Hallo Till,
du schriebst:
Hi Martin,
Tatsaechlich ist diese Sicht sehr, sehr weit verbreitet. Die wenigsten sind sich dabei bewusst, dass sie sich mit dieser Sicht aber nicht auf das Sola Scriptura der Reformatoren berufen koennen. Das delegimitiert die Sicht des solo Scriptura erst mal nicht, aber es ist einfach eine Tatsache, die man wissen sollte. Und dann sollte man sich bewusst machen, was das eigentlich bedeutet, solo scriptura. Welches Risiko das ist. Was es bedeutet wenn man wie du sagt: "Alles nach 150 nach Christus ist nicht verwertbar" Wer diese Sichtweise konsequent durchzieht, muss auch den Kanon der NT Schriften verwerfen. Womit Solo Scriptura sich dann ad absurdum fuehrt. Er muss die trinitarischen und christologischen Dogmenbestimmungen der oekumenischen Konzile verwerfen. Deine Sichtweise konsequent durchgefuehrt waere das Ende des Christentums.
Zu guter letzt sollte man das Prinzip von solo scriptura auf das Prinzip selber anwenden. Wo ist solo scriptura in der Schrift definiert und beschrieben?
Viele Gruesse,
Till
Ich sehe die Schaffung der Bibel als Wirken Gottes, des Hl. Geistes.
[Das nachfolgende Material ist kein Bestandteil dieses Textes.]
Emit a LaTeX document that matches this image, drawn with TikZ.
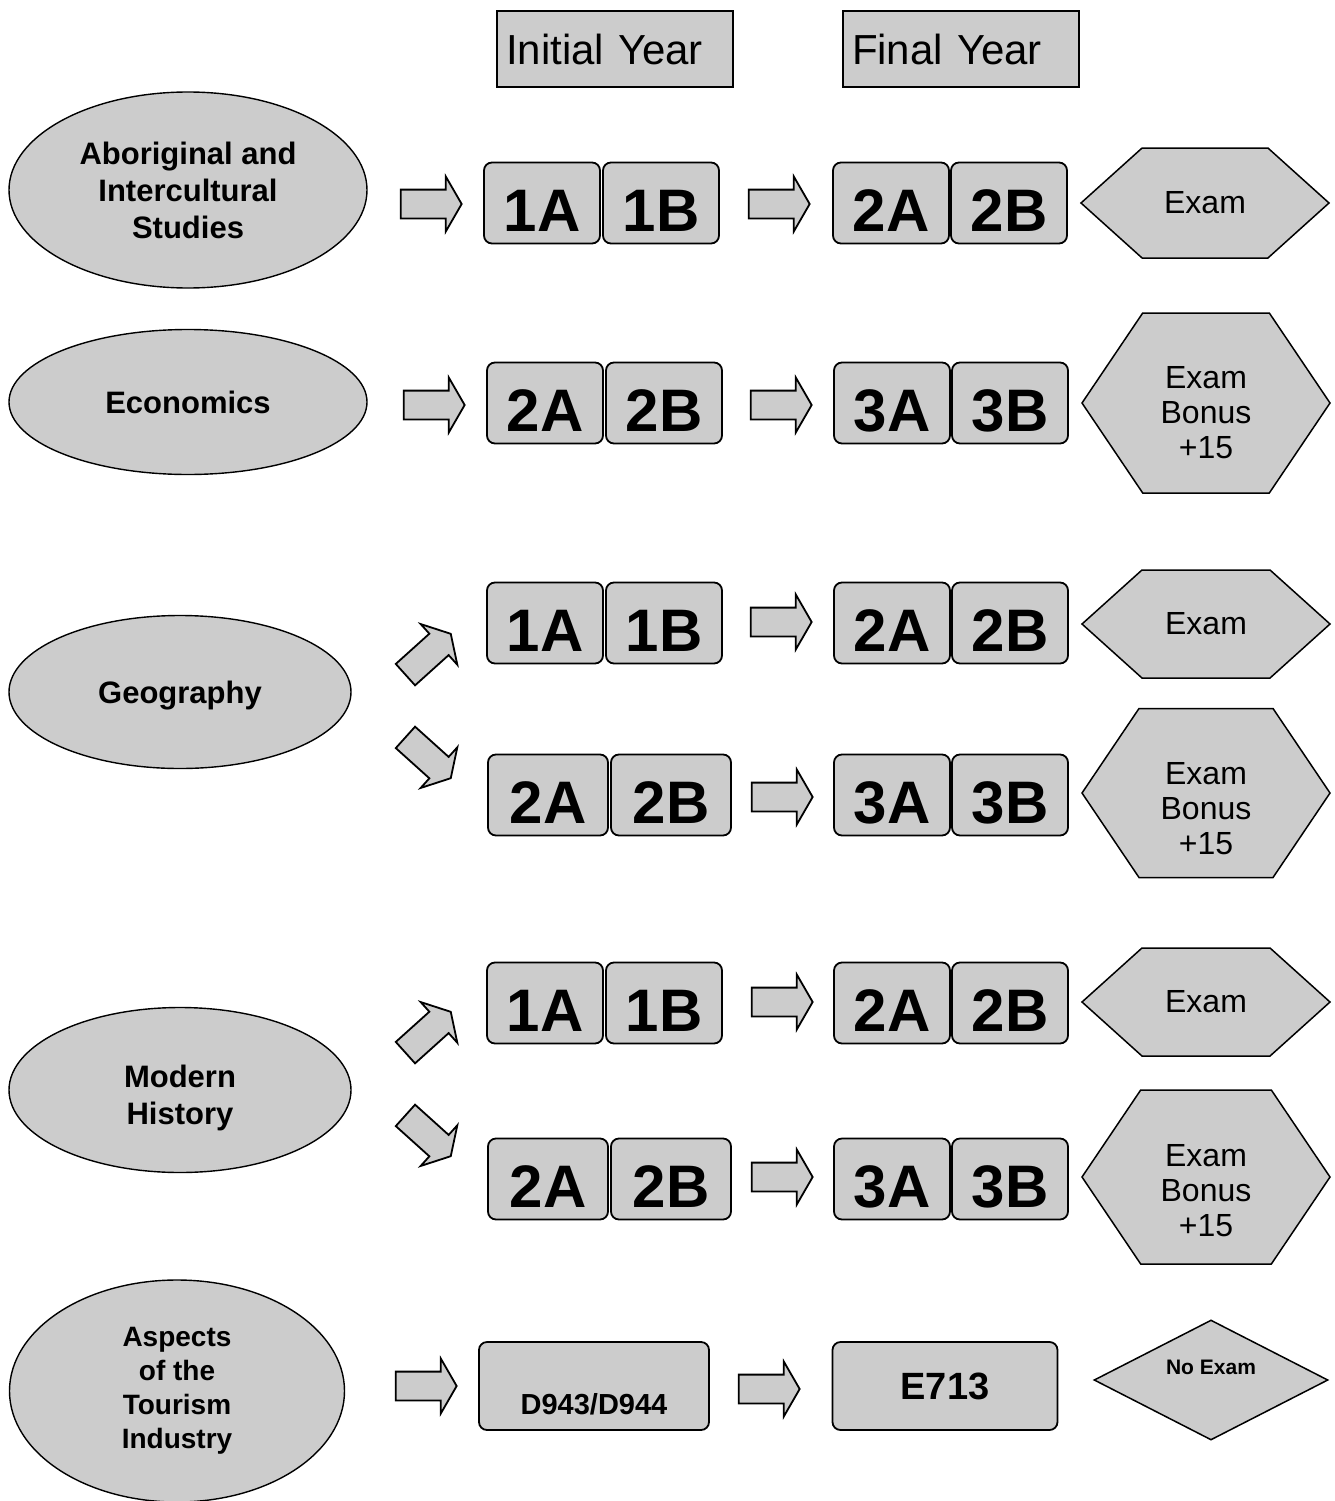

Sie ist ein Kanon, den zwar Menschen schrieben und zusammenfassten, wohl aber nicht aus eigenem Antrieb, sondern durch Führung Gottes. Daher sehe ich in diesem Kanon eine hervorgehobene Stellung gegenüber allen anderen Schriften und Äußerungen, die letztlich auch von allen Kirchenvätern, der frühen Kirche und auch späteren Zeiten anerkannt wurde. Man sieht diesen Kanon als "Wort Gottes". Entsprechend beziehen die frühen Schriften sich auf diesen Kanon und stellen diesen als Grundlage dar.
Nun finden wir aber beim Studium der frühen Schriften Veränderungen in der Ausübung des Glaubens. Wir finden die Bildung von Hierarchien, Gebräuchen, Riten, die die Bibel nicht kennt. Es bildet sich das Papsttum heraus, der Klerus, das Zölibat, die Marienverehrung, die Veränderung der Taufe von der Glaubenstaufe zur Sakramentstaufe ....
All diese Dinge stehen teils völlig konträr zu dem, was die Bibel lehrt und sagt. Die Begründung dieser Lehren finden wir zumeist eben nicht in de Bibel sondern in der Aufwertung von Tradition und apostolischer Sukzession. Allein diese 2 Dinge bilden die eigentliche Grundlage für diese sogenannten "Irrtümer der kath. Kirche".
Nun, heute, über 1900 Jahre danach stellt sich die Frage, wie man das einzuordnen hat. Entweder gehe ich auf Tradition und Sukzessionslehre, komme aber dann dahin, diese der Bibel widersprechenden Irrtümer als richtig zu bezeichnen. Das kann ich nicht und ist nicht haltbar. Die Abweichungen zur Bibel sind so krass, dass es da keine Diskussion gibt.
Oder ist gehe davon aus, dass die Bibel die wahre Lehre beinhaltet und in den frühchristlichen Schriften noch vieles davon als direktes apostolisches Erbe erhalten hat. Dann ist zu klären, wann denn diese Modifikation eintrat und die ist m.E. um 150n Chr., in Teilen auch schon früher zu finden.
Man könnte alternativ auch jegliche dieser frühen Schriften ablehnen und nur die Bibel nehmen. Das aber würde die Gefahr bedeuten, dass wir etwas hineininterpretieren, was damals schlicht nicht Lehre war. Daher nehme ich sehr gerne diese frühen Schriften zur Kontrolle, ob jene auch das damals schon so sahen.
Im Übrigen: Was Luther mit dem "Sola Scriptum" meinte, ist mir nicht verbindlich und relevant. Er hat vieles Gutes bewirkt, ging aber in vielen Punkten nicht weit genug in der Konsequenz (bzw. war es damals nicht möglich). Luther hinsichtlich der Bibel so absolut zu setzen wäre so, als die Demokratievorstellung früher Demokraten absolut zu setzen. Heute würden solche Leute wohl Erzkonservativ oder fast monarchistisch genannt werden.